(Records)
BEGIN

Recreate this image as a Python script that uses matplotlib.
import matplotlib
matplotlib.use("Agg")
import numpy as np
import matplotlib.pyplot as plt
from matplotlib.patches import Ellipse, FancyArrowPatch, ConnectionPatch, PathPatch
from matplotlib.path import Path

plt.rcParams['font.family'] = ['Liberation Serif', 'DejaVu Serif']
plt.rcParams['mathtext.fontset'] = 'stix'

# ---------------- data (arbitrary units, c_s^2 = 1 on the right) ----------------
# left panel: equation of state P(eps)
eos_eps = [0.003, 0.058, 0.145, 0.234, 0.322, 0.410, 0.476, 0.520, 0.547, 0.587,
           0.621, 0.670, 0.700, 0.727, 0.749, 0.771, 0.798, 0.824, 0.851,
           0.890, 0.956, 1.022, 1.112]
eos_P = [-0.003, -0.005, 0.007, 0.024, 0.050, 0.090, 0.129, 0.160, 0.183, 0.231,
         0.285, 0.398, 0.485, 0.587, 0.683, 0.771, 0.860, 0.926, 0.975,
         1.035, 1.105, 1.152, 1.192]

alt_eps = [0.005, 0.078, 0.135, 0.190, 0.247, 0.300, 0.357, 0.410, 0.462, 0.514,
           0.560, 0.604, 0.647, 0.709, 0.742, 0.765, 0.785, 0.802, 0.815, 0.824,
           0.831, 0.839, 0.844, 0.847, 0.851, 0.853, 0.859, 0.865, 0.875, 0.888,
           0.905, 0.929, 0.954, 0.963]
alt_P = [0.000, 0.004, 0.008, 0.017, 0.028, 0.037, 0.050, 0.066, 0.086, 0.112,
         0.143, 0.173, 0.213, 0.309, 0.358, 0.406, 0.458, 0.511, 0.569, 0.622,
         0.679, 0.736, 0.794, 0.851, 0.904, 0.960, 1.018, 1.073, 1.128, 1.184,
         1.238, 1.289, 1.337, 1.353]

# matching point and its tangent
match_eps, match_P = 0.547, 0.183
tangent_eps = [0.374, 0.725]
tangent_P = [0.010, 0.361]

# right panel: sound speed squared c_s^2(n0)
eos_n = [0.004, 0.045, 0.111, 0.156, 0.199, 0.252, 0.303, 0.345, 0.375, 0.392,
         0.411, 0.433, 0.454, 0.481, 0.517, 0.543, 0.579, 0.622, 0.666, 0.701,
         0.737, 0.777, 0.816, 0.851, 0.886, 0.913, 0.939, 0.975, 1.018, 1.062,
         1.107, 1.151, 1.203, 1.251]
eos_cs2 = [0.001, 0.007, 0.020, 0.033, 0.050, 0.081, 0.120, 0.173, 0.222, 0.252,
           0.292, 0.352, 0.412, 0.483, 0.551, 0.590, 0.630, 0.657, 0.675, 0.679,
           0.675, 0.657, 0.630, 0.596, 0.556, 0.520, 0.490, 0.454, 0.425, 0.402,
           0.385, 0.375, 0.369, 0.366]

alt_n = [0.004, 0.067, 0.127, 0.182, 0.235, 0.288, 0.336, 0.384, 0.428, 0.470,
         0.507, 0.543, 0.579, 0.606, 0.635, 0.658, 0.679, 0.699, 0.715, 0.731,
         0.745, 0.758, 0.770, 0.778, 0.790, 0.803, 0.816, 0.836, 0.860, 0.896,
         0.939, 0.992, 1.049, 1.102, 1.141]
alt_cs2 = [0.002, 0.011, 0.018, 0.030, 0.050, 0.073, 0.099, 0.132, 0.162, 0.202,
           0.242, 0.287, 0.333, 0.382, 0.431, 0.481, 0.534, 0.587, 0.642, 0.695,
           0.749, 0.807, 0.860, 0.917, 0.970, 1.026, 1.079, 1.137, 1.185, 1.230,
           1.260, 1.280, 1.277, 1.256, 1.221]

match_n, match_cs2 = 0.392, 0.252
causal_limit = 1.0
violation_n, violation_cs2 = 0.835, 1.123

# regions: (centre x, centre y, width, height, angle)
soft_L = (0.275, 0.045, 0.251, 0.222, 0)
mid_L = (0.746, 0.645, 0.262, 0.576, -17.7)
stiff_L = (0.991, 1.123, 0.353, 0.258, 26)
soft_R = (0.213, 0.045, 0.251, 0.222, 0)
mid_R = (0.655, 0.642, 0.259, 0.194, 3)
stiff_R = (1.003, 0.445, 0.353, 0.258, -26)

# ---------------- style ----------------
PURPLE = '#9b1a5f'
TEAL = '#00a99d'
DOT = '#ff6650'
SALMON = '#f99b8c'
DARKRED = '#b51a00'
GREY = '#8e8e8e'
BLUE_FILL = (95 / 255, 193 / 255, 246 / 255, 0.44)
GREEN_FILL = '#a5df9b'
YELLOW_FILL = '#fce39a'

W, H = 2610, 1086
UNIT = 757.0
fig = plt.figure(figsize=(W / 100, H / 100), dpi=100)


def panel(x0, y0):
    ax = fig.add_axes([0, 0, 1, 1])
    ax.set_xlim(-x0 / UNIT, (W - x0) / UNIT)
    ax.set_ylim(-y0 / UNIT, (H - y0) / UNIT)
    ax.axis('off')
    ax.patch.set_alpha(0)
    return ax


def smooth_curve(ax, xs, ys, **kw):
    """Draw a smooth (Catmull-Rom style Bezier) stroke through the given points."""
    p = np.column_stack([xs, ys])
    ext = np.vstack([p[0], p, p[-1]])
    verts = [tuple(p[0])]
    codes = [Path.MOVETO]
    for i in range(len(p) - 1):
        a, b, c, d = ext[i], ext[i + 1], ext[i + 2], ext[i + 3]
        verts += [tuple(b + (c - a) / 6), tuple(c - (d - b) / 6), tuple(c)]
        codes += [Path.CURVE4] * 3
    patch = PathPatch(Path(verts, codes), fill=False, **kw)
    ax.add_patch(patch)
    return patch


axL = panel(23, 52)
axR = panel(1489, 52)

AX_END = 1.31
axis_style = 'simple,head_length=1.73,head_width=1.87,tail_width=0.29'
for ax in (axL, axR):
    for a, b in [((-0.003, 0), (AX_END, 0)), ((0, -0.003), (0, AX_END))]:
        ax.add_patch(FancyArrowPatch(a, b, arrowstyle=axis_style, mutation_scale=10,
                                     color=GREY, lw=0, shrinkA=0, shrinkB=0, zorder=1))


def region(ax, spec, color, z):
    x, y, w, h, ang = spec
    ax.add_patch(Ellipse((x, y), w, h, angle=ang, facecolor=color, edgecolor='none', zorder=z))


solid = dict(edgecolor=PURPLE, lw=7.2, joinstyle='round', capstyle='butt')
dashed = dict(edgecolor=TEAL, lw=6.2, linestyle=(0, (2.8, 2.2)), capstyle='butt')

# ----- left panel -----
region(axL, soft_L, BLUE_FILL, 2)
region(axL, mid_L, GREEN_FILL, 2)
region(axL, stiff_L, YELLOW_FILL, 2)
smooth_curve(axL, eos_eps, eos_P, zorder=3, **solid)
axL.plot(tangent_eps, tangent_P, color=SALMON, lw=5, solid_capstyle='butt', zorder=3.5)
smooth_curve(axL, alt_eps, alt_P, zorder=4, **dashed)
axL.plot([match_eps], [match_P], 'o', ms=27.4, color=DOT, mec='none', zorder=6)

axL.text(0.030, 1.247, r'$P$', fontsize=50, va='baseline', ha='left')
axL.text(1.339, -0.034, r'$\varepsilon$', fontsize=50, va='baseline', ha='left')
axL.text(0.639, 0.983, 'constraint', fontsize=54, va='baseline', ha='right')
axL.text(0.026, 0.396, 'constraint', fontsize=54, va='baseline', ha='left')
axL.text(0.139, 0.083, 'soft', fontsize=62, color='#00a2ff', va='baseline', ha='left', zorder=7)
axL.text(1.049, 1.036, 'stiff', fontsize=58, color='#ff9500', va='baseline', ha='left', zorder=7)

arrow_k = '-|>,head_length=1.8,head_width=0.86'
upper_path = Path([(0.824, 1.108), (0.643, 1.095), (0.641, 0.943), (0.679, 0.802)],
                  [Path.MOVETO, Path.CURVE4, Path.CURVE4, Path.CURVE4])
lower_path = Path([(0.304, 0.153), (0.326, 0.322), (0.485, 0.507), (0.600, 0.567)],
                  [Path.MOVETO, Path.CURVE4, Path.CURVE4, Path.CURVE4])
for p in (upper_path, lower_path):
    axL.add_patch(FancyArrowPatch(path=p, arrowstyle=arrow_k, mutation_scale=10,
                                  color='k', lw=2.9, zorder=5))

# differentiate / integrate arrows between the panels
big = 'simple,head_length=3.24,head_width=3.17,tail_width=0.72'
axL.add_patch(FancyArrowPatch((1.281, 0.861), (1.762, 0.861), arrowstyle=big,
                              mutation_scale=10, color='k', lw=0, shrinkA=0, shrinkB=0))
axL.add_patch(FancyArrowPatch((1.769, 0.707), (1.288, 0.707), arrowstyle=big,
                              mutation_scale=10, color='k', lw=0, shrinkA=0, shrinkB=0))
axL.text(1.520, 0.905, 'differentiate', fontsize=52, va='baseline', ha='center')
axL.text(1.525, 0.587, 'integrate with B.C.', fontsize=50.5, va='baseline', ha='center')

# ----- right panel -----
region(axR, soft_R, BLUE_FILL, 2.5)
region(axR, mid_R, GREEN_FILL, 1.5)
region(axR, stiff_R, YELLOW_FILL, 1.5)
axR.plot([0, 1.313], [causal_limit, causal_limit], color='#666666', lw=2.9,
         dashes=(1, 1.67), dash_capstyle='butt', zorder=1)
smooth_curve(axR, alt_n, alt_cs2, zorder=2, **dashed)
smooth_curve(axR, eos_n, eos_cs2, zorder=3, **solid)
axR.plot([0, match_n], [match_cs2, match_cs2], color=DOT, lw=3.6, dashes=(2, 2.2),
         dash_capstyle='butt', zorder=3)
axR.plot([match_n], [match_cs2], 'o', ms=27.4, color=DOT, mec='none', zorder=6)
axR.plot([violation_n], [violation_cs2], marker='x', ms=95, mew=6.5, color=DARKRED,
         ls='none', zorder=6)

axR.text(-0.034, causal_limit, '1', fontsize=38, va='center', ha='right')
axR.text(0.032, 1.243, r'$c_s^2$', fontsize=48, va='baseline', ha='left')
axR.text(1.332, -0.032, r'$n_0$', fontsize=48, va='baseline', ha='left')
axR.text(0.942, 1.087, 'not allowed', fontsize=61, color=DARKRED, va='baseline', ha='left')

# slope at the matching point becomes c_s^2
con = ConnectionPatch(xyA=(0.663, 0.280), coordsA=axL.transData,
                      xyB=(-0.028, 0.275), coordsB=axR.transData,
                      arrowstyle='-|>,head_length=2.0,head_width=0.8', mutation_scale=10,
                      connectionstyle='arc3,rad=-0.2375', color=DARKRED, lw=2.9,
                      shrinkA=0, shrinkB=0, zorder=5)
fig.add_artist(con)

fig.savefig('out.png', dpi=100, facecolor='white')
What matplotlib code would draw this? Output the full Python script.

END

Print, unaltered, every line from the beginning of the material down to the line with "plt.rcParams['mathtext.fontset'] = 'stix'".

- ANSWER TO THIS PROBLEM -
Recreate this image as a Python script that uses matplotlib.
import matplotlib
matplotlib.use("Agg")
import numpy as np
import matplotlib.pyplot as plt
from matplotlib.patches import Ellipse, FancyArrowPatch, ConnectionPatch, PathPatch
from matplotlib.path import Path

plt.rcParams['font.family'] = ['Liberation Serif', 'DejaVu Serif']
plt.rcParams['mathtext.fontset'] = 'stix'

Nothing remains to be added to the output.